Former fugitive to be sentenced Wednesday for 1996 robbery
Sunday, Aug. 22, 1999 | 4:06 a.m.
NORFOLK, Va. - Sage Weakland and his dad went out fishing on the James River for one last bit of fun the night before the teen-ager was to be sentenced for a robbery.
Weakland faced hard time, even though he and prosecutors had reached a deal for him to spend no more than three years in a youthful offender program.
But Weakland, 16, never came home. The 19-foot boat slammed into an anchored merchant ship. Authorities searched the river bottom for months but never found a body, although his family maintained he was dead.
Nearly two years later, the FBI caught up with Weakland in Las Vegas. He was alive, but the plea agreement that had protected him was dead.
Weakland's sentencing has been rescheduled for Wednesday. This time, he could get a maximum of life in prison for robbery, plus 10 years for fleeing.
"It's got to be more than he was looking at," said Robert D. Hicks, the Gloucester County commonwealth's attorney who prosecuted Weakland. "Otherwise, you reward the behavior."
Hicks said he doubts, though, that the judge will impose the maximum sentence.
"We're playing in the five- to 15-year ballpark realistically," Hicks said. "We've got to keep in mind that Sage is still only 18. The other side of the coin, though, is he's being sentenced for a robbery, which is a pretty heavy crime."
Weakland's court-appointed lawyer, Leo Fitchett, did not return telephone calls seeking comment. Weakland said at a court hearing last week that attorney Colleen Killilea will represent him, but she said Friday that she could not discuss the case because she had not yet been formally hired.
Weakland was convicted in a 1996 robbery in which five young men went to a woman's home, Hicks said.

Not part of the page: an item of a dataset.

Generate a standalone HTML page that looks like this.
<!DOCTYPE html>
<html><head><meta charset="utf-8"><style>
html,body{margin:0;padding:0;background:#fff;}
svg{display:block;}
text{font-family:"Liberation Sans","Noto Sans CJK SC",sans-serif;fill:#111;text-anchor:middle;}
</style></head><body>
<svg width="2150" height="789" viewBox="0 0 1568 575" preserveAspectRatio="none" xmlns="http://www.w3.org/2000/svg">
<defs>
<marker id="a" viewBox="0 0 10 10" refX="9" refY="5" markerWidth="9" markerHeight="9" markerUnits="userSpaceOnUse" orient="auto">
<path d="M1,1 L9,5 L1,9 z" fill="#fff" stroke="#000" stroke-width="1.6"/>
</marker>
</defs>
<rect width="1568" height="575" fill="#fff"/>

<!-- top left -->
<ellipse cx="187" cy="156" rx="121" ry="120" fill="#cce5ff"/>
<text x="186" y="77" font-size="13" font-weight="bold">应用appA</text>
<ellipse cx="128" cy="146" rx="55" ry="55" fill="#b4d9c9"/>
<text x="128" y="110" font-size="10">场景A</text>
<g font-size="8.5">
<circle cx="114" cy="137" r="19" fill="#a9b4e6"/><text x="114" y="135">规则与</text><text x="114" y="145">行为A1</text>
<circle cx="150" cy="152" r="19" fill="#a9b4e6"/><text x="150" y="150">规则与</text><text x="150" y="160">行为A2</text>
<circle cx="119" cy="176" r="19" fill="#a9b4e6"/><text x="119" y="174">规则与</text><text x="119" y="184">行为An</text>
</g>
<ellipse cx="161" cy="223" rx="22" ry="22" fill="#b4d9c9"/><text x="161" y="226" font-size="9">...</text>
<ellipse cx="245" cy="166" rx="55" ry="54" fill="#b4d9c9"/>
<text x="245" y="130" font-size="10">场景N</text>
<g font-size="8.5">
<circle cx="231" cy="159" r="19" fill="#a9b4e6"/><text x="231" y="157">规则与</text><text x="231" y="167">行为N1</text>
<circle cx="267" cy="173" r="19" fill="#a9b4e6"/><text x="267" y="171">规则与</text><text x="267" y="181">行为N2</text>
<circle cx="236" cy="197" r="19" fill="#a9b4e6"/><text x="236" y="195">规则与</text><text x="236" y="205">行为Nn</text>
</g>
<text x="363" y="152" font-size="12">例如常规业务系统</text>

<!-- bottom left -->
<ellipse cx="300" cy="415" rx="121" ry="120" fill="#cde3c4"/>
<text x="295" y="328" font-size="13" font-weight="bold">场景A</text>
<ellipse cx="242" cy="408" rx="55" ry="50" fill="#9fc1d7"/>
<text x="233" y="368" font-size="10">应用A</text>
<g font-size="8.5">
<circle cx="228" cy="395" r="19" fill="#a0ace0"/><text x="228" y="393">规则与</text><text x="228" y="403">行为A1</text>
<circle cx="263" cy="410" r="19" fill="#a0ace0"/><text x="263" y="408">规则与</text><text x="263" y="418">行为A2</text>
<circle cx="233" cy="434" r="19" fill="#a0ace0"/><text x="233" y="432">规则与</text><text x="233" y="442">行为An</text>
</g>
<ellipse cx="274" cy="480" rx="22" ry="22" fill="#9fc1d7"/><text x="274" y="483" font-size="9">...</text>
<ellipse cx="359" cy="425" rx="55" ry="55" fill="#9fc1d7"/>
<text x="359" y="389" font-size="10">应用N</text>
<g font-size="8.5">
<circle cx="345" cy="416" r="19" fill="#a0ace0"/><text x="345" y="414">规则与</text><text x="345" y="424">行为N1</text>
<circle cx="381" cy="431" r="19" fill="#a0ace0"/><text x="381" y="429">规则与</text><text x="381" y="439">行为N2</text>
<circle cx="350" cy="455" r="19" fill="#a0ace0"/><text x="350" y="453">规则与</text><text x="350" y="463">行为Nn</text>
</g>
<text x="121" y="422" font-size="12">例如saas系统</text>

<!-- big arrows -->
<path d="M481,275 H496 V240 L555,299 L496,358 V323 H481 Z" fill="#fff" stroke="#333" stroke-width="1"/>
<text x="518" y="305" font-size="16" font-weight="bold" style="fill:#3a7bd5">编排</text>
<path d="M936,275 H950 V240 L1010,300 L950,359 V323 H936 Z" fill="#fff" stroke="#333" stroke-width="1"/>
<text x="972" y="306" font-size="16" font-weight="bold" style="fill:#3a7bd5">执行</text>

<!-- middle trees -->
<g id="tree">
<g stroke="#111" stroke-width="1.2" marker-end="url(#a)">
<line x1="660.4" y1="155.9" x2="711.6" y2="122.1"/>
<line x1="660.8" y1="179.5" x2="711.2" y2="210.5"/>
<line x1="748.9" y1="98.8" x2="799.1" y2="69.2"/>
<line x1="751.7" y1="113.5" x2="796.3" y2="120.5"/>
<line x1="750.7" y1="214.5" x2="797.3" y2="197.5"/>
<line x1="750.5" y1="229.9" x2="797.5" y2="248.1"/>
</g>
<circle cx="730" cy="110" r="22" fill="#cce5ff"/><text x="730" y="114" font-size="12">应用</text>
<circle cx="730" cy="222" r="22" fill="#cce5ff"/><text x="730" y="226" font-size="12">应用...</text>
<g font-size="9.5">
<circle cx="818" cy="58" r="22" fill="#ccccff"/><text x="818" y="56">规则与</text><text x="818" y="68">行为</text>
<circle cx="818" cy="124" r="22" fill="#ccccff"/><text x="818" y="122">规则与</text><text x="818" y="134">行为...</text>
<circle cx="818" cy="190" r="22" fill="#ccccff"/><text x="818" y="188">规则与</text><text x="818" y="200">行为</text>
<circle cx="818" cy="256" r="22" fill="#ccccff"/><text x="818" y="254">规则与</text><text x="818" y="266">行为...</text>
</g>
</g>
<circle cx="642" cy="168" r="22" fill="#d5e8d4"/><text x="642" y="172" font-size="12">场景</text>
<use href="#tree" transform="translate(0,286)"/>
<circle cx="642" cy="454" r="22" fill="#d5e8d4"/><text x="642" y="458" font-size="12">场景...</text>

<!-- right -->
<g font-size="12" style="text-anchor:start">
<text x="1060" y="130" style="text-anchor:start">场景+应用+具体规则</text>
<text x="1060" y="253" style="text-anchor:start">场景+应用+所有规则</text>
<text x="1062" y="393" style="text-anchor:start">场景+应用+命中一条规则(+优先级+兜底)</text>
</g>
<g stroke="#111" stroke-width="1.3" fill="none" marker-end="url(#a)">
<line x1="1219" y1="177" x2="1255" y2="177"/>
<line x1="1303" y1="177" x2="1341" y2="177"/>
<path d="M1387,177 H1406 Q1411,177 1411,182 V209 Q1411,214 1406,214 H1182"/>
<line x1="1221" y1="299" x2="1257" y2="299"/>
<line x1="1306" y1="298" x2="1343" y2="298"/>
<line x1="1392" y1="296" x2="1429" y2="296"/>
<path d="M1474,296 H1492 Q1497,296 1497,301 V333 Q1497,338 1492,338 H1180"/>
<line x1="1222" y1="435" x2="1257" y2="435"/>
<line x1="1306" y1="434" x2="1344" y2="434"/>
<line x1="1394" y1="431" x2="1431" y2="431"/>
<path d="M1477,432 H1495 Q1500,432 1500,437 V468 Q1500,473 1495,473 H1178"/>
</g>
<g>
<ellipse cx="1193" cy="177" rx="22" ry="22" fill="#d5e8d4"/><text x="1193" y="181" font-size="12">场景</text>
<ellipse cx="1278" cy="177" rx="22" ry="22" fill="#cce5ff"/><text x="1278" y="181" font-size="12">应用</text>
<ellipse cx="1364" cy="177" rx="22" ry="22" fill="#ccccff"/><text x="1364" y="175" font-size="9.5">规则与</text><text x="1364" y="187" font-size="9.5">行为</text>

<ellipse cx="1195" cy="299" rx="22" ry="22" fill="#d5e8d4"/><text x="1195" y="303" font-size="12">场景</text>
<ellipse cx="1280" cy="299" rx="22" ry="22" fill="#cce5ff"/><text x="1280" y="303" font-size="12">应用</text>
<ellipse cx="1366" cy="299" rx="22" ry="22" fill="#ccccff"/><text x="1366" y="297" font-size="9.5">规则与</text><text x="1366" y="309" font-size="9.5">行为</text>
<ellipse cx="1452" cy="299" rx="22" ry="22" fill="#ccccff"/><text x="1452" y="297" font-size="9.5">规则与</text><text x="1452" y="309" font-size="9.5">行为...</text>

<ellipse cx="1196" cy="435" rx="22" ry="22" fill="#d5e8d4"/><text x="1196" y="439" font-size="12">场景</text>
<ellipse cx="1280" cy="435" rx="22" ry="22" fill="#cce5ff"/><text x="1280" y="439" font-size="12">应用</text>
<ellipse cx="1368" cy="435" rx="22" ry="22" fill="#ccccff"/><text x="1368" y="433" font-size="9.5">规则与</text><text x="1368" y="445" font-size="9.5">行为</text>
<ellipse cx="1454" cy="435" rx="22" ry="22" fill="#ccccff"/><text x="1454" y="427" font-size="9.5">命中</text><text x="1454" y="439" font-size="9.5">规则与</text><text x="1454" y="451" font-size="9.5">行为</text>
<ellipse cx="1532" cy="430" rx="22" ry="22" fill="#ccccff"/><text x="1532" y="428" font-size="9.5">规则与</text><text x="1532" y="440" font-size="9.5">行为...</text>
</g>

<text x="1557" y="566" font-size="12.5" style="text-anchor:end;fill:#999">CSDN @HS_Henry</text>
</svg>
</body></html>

According to Hicks, Weakland sat in a car as a lookout while two of the others knocked on the woman's door. She let them in, and they robbed her. One carried a gun which Weakland helped acquire.
The woman said they stole money, while the defendants said they took only marijuana, Hicks said.
Authorities agreed to let Weakland enter a youthful offender program. He would have been housed with inmates 24 and younger and could have been released early from the three-year program if he did well. He also could have earned a high school equivalency degree and learned a trade.
Weakland was allowed to remain out on bail before sentencing so he could finish summer school, Hicks said.
"We didn't consider him a flight risk," Hicks said. "Nobody runs after they're convicted and before they're sentenced. That's really foolish."
The night before his sentencing, Weakland and his father, Eugene, went out on the James River in Newport News to do a little fishing.
Then, their boat hit a 2,200-ton anchored merchant ship, and father and son went overboard.
Eugene Weakland was rescued. Helicopters, divers and sonar equipment searched the river bottom for months for Sage Weakland at an estimated cost of $100,000 to local, state and federal authorities, Hicks said.
Weakland has said he blacked out during the collision, woke up alone and decided to take off, hitchhiking to Las Vegas.
Never really believing Weakland was dead, authorities spent the past two years looking for him.
A few weeks before Weakland was caught, prosecutors received a tip that he was in Las Vegas, Hicks said. The FBI and federal marshals found Weakland at an apartment complex, hiding in the bathroom of a neighbor's apartment, and arrested him on July 14.
Weakland told reporters during a jailhouse news conference Aug. 11 that his family didn't know he was in Las Vegas. He also said he was unaware that his father also was living in Las Vegas. Eugene Weakland, 45, has been charged with reckless boating.
Weakland said he skipped town because he was afraid to go to jail. He said it was "a stupid move" and that life on the lam was terrible.
"Living on the streets, having no money, no nothing," Weakland said. "Every day, the same thing. Always looking over your shoulder. Always scared you're going to get caught."